I know. It’s been a while. I’m sorry to have let my 15 readers hang for so long. Everyone must have been like.
“What happened?”
“Is he dead?”
“Is he on the run from the law?”
“Is he trapped in a public restroom stall because he doesn’t want to touch the door handle?”
Truth is, I was on vacation. And before that I was feeling less than inspired. Now everybody’s like.
“Wait, this nonsense requires inspiration?’
Well, not really. Okay, maybe a little.
ON TO THE STORY
My wife has always wanted to visit Italy. So this spring we finally decided that we were going to do it. Three days in Tuscany, Five days in Umbria. Art, sunshine, food, medieval towns, and food. I could go on and on about lots of things from this trip, but I have chosen to tell one story. A story that will live in infamy. A story that I will remind my wife of when we are old.
The city pictured at the top of this post is Todi, which is located in Umbria. It is really old, picturesque, and, obviously, located on the top of a hill. There are several ways to get to the top of this hill. 1-Park near the left side of the photo, and take a gazillion stairs to the 7th century church that looks over the city. 2-Park near the right side of the photo and walk up the gradual slope all the way to the top. 3-Park around the back side of the hill on the left side of the photo and take a small mechanized incline directly to the top.
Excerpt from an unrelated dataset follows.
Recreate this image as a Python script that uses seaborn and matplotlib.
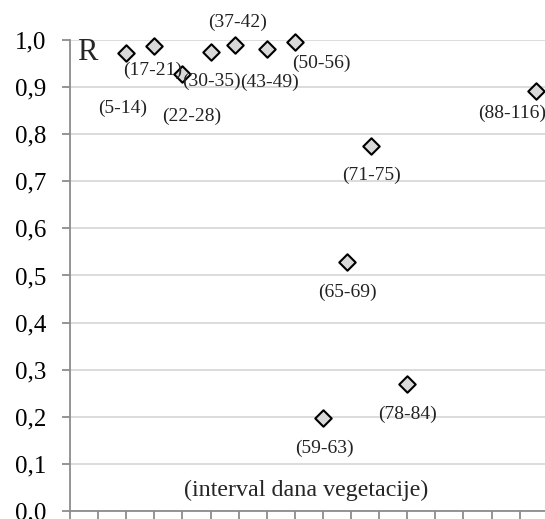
import numpy as np
import pandas as pd
import matplotlib
import matplotlib.pyplot as plt
from matplotlib.ticker import FuncFormatter, MultipleLocator
import seaborn as sns
matplotlib.use('Agg')

# intervals of vegetation days and correlation coefficient R
intervals = ["(5-14)", "(17-21)", "(22-28)", "(30-35)", "(37-42)", "(43-49)",
             "(50-56)", "(59-63)", "(65-69)", "(71-75)", "(78-84)", "(88-116)"]
end_day = [14, 21, 28, 35, 41, 49, 56, 63, 69, 75, 84, 116]
r_values = [0.972, 0.987, 0.928, 0.975, 0.990, 0.981, 0.995, 0.197, 0.529, 0.775, 0.270, 0.892]
# label offsets in pixels (dx, dy) relative to marker
label_dx = [-4, -2, 9, 1, 3, 3, 27, 1, 0, 0, 0, -24]
label_dy = [-55, -24, -42, -30, 22, -33, -21, -30, -31, -29, -31, -22]

df = pd.DataFrame({"interval": intervals, "day": end_day, "R": r_values})

sns.set_theme(style="white")
plt.rcParams['font.family'] = ['Liberation Serif', 'DejaVu Serif']

W, H = 545, 519
fig = plt.figure(figsize=(W / 100, H / 100), dpi=100)
ax = fig.add_axes([70 / W, 1 - 511 / H, 1 - 70 / W, 471 / H])

sns.scatterplot(data=df, x="day", y="R", marker="D", s=70, color="#d9d9d9",
                edgecolor="black", linewidth=1.5, ax=ax, zorder=3, clip_on=False)

for lab, x, y, dx, dy in zip(intervals, end_day, r_values, label_dx, label_dy):
    ax.annotate(lab, (x, y), xytext=(dx, dy), textcoords="offset pixels",
                ha="center", va="center", fontsize=14, color="#222222")

ax.set_xlim(0, 118.3)
ax.set_ylim(0, 1.0)
ax.xaxis.set_major_locator(MultipleLocator(7))
ax.yaxis.set_major_locator(MultipleLocator(0.1))
ax.yaxis.set_major_formatter(FuncFormatter(lambda v, p: f"{v:.1f}".replace(".", ",")))
ax.set_xticklabels([])
ax.set_xlabel("")
ax.set_ylabel("")
ax.grid(axis="y", color="#d9d9d9", linewidth=1.3)
ax.set_axisbelow(True)

for s in ["top", "right"]:
    ax.spines[s].set_visible(False)
for s in ["left", "bottom"]:
    ax.spines[s].set_color("#8c8c8c")
    ax.spines[s].set_linewidth(1.3)
ax.tick_params(axis="both", which="major", direction="out", length=6, width=1.3,
               color="#8c8c8c", left=True, bottom=True)
ax.tick_params(axis="y", labelsize=18, pad=11, labelcolor="black")

# texts placed in pixel coords measured from top-left
ax.text(77, H - 52, "R", transform=None, fontsize=22, ha="left", va="center")
ax.text(306, H - 490, "(interval dana vegetacije)", transform=None, fontsize=17.3,
        ha="center", va="center")

fig.savefig("out.png", dpi=100)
We had taken the stairs on our first visit to the city, but because I wasn’t sure about the parking situation on the weekend, and I was curious about the incline, I decided to give it a go. I parked the car and we walked to the small station where the incline would stop to pick us up. The incline car turned out to be basically an 8×8 glass box that as many people as humanly possible would crowd into before it ascended into the town. I wasn’t discouraged. When we got into the line of about twenty people the the doors of the car were just closing. We watched as it rose away from us. Then we watched as more people showed up and started to move into line ahead of us. Turns out Europeans aren’t big on waiting in lines. They cut more lines than Dwight Gooden, if you know what I mean. As an American, this offends my sensibilities. I mean, that kind of thing can get you kicked out of Great Adventure. Anyway, five minutes later the car car returned. It filled up again, without us, and left. I started to jockey for a position to ensure us a spot on the next ride up. Then,,,,,,,, my wife threw me a curveball.
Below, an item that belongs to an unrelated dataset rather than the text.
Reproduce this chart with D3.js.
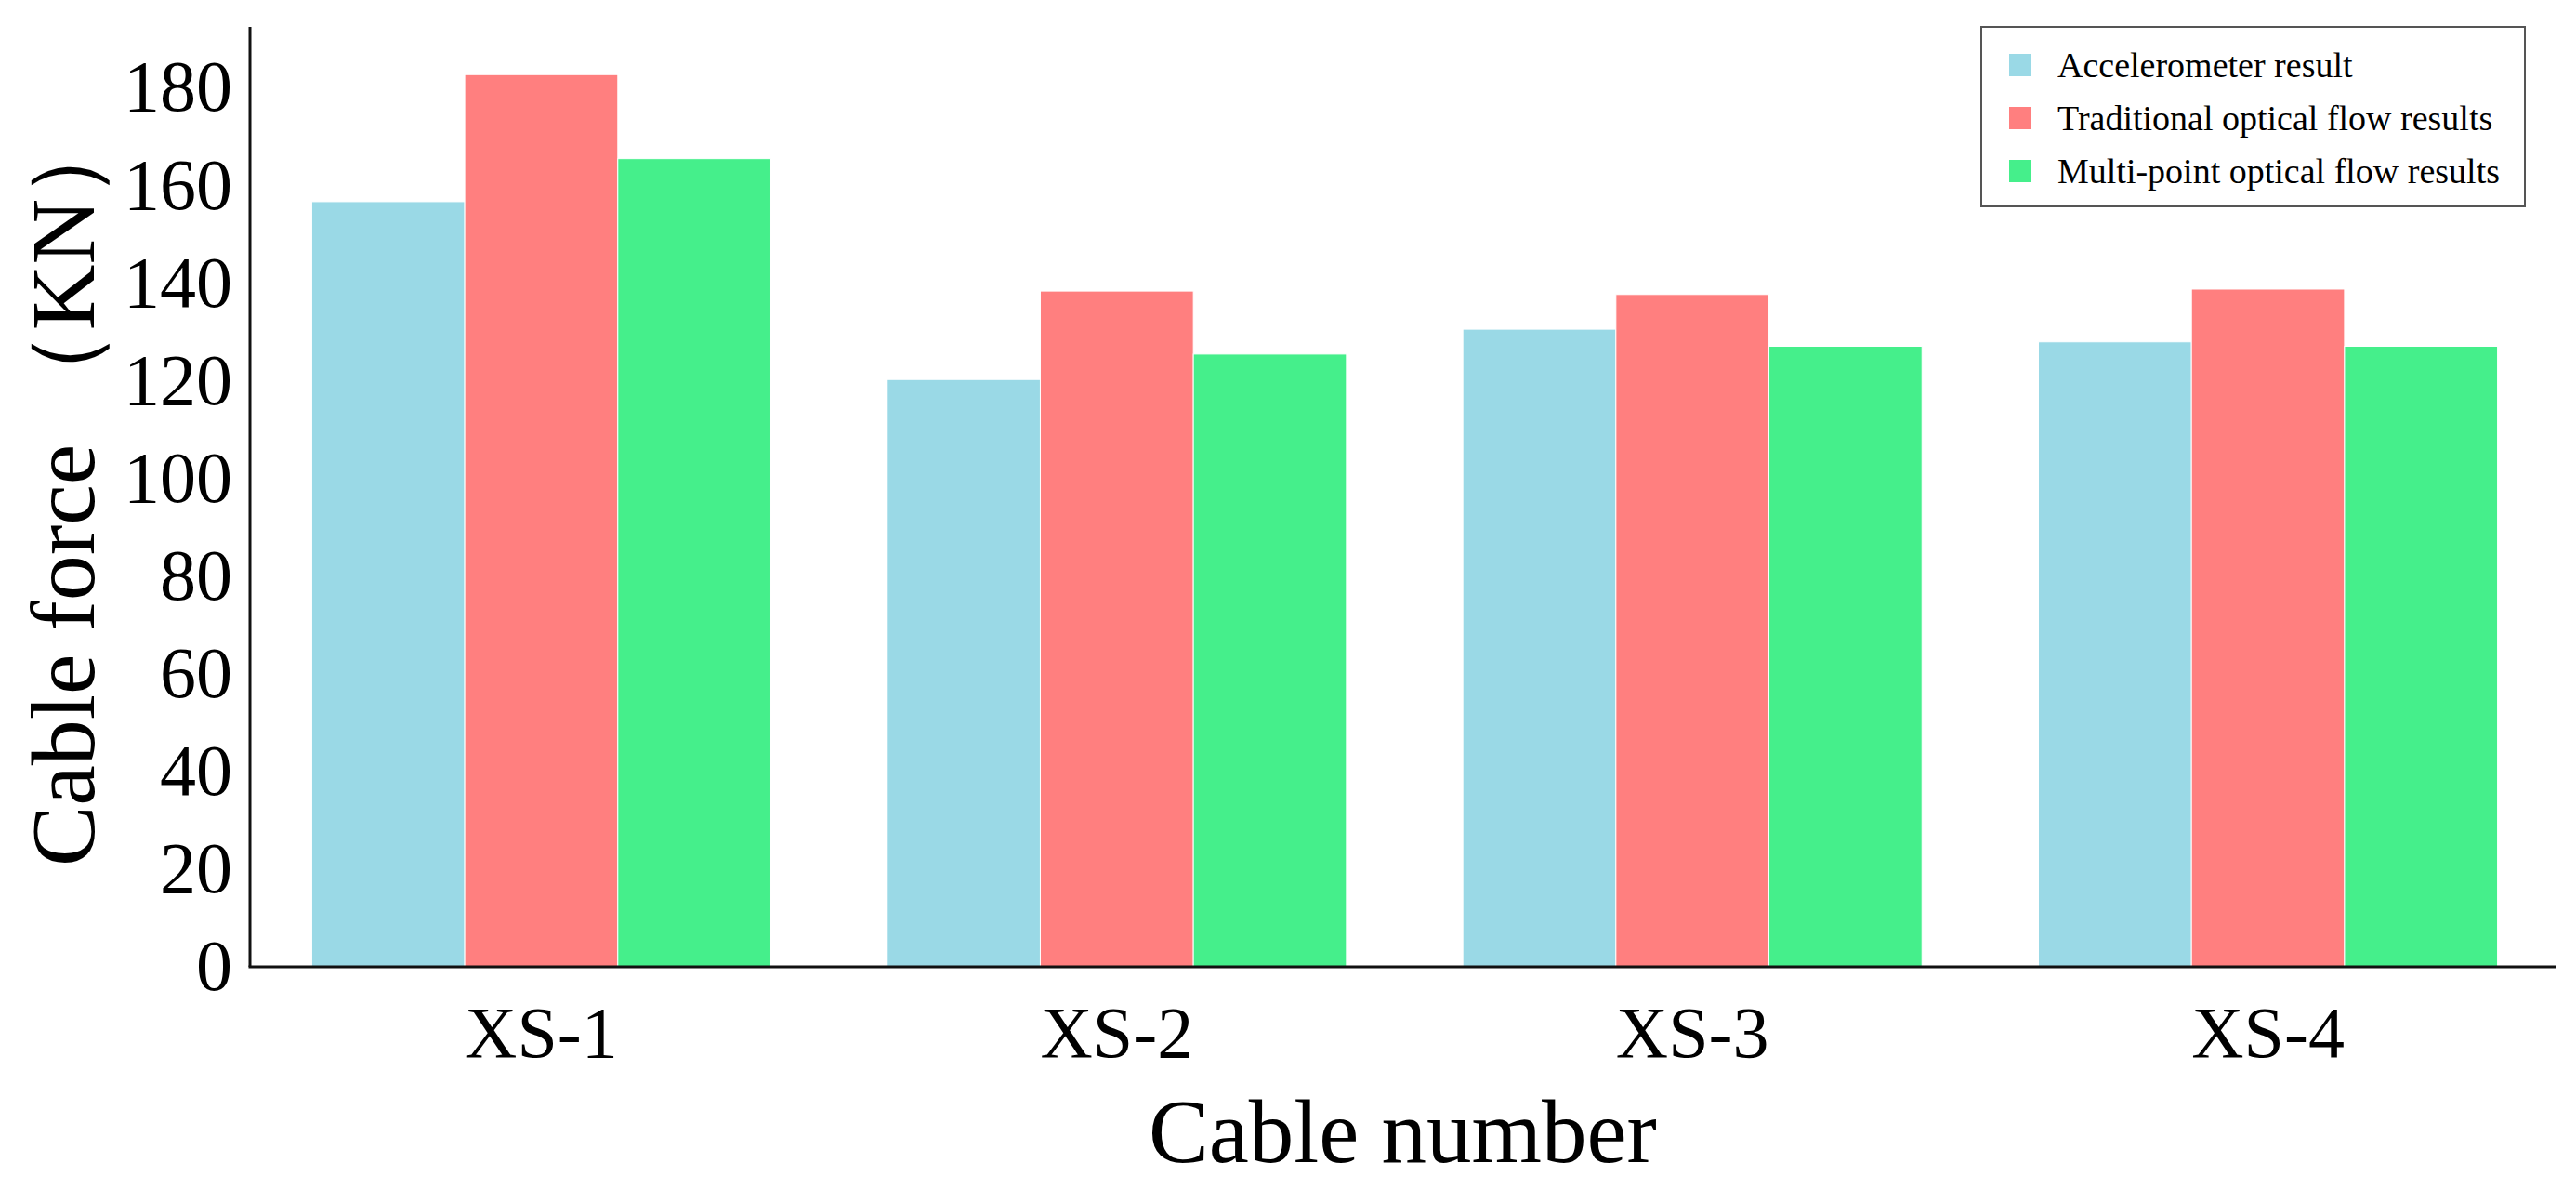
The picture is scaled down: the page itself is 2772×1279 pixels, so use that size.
<!DOCTYPE html>
<html>
<head>
<meta charset="utf-8">
<script src="https://cdn.jsdelivr.net/npm/d3@7"></script>
<style>
	body { margin: 0; background: #fff; }
	svg text { font-family: "Liberation Serif", "Times New Roman", serif; fill: #000; }
</style>
</head>
<body>
<div id="chart"></div>
<script>
// data
var cables = ["XS-1", "XS-2", "XS-3", "XS-4"];
var seriesNames = ["Accelerometer result", "Traditional optical flow results", "Multi-point optical flow results"];
var accelerometer = [156.6, 120.2, 130.5, 127.9];
var traditional = [182.6, 138.3, 137.6, 138.7];
var multipoint = [165.4, 125.4, 127.0, 127.0];
var colors = ["#9ad9e6", "#ff7f7f", "#45ef8b"];
var yTicks = [0, 20, 40, 60, 80, 100, 120, 140, 160, 180];

var width = 2772, height = 1279;
// plot box (note: "top" is taken by window.top, so prefix these)
var plotLeft = 269, plotRight = 2750, plotTop = 29, plotBottom = 1040;

var svg = d3.select("#chart").append("svg")
	.attr("width", width)
	.attr("height", height);

var x0 = d3.scaleBand()
	.domain(cables)
	.range([plotLeft + 2, plotRight + 2])
	.paddingInner(0.2023)
	.paddingOuter(0.104);

var x1 = d3.scaleBand()
	.domain(seriesNames)
	.range([0, x0.bandwidth()]);

var y = d3.scaleLinear()
	.domain([0, (plotBottom - plotTop) / 5.256])
	.range([plotBottom, plotTop]);

var rows = cables.map(function(c, i){
	return {cable: c, vals: [accelerometer[i], traditional[i], multipoint[i]]};
});

// bars
var groups = svg.append("g").selectAll("g")
	.data(rows)
	.enter().append("g")
	.attr("transform", function(d){ return "translate(" + x0(d.cable) + ",0)"; });

groups.selectAll("rect")
	.data(function(d){ return d.vals.map(function(v, j){ return {name: seriesNames[j], v: v, j: j}; }); })
	.enter().append("rect")
	.attr("x", function(d){ return x1(d.name); })
	.attr("y", function(d){ return y(d.v); })
	.attr("width", x1.bandwidth())
	.attr("height", function(d){ return y(0) - y(d.v); })
	.attr("fill", function(d){ return colors[d.j]; })
	.attr("stroke", "#fff")
	.attr("stroke-width", 1);

// axes
var yAxis = d3.axisLeft(y)
	.tickValues(yTicks)
	.tickSize(0)
	.tickPadding(19);

var gy = svg.append("g")
	.attr("transform", "translate(" + plotLeft + ",0)")
	.call(yAxis);
gy.select(".domain").remove();
gy.selectAll("text").style("font-size", "78px");

var xAxis = d3.axisBottom(x0)
	.tickSize(0)
	.tickPadding(42);

var gx = svg.append("g")
	.attr("transform", "translate(0," + plotBottom + ")")
	.call(xAxis);
gx.select(".domain").remove();
gx.selectAll("text").style("font-size", "78px");

// spines
svg.append("line")
	.attr("x1", plotLeft).attr("x2", plotLeft)
	.attr("y1", plotTop).attr("y2", plotBottom)
	.attr("stroke", "#111").attr("stroke-width", 3);
svg.append("line")
	.attr("x1", plotLeft - 1.5).attr("x2", plotRight)
	.attr("y1", plotBottom).attr("y2", plotBottom)
	.attr("stroke", "#111").attr("stroke-width", 3);

// axis titles
svg.append("text")
	.attr("x", (plotLeft + plotRight) / 2)
	.attr("y", 1250)
	.attr("text-anchor", "middle")
	.style("font-size", "97px")
	.text("Cable number");

svg.append("text")
	.attr("transform", "translate(101,932)rotate(-90)")
	.attr("text-anchor", "start")
	.style("font-size", "98px")
	.text("Cable force （KN）");

// legend
var legend = svg.append("g");
legend.append("rect")
	.attr("x", 2132).attr("y", 29)
	.attr("width", 585).attr("height", 193)
	.attr("fill", "#fff")
	.attr("stroke", "#555")
	.attr("stroke-width", 2);

var items = legend.selectAll("g.item")
	.data(seriesNames)
	.enter().append("g")
	.attr("class", "item")
	.attr("transform", function(d, i){ return "translate(2162," + (58 + i * 57) + ")"; });

items.append("rect")
	.attr("width", 23).attr("height", 24)
	.attr("fill", function(d, i){ return colors[i]; });

items.append("text")
	.attr("x", 52)
	.attr("y", 25)
	.style("font-size", "38px")
	.text(function(d){ return d; });
</script>
</body>
</html>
“I’m not riding on that thing.”
“But.”
“I don’t want to wait another fifteen minutes, and then have to cram myself in there with 20+ people.”
“But, it’s only like five minutes.”
“Yeah right, isn’t there another way up?”
“But,,,,, we’re right here.”
“I AM NOT RIDING THAT THING.”
And,,,,,,,,,, she took off. And we walked. And we walked. She was so determined. She was so angry. She had wanted to take the stairs anyway, and I guess this was my fault. Medieval cities were built with walls surrounding them so that they would be easy to defend. If we wanted to get into the city we’d have to find one of the old gates. Like the Israelites at Jericho, we marched around the city walls of Todi. Me- confused and annoyed. My wife- apparently just annoyed. All the way around we went. From the left side of that photo, to the right. I know, you may say, “That’s all. That’s not so bad.” Well,,,,, then we entered the gates in the city wall and walked back all the way from the right side of the photo to the left. Did I mention that my wife was determined? She did not slow down until we reached an old Roman fountain that was more of a trickle than a fountain, and was more full of pigeon poop than water. Because there were signs guiding people to this “attraction”, we both found this sufficiently amusing to break the tension. Then we had lunch. Pizza. And,,,,,,,,,, wait for it,,,,,,,,,,we rode the incline back to our car (though she was still reluctant).
Now this is the situation that I will use as a benchmark for all other ridiculous situations. Example.
“Isn’t this election season ridiculous?”
“Well, it’s not walking around Todi ridiculous.”
PS: Prayers for those affected by the recent earthquakes in Italy.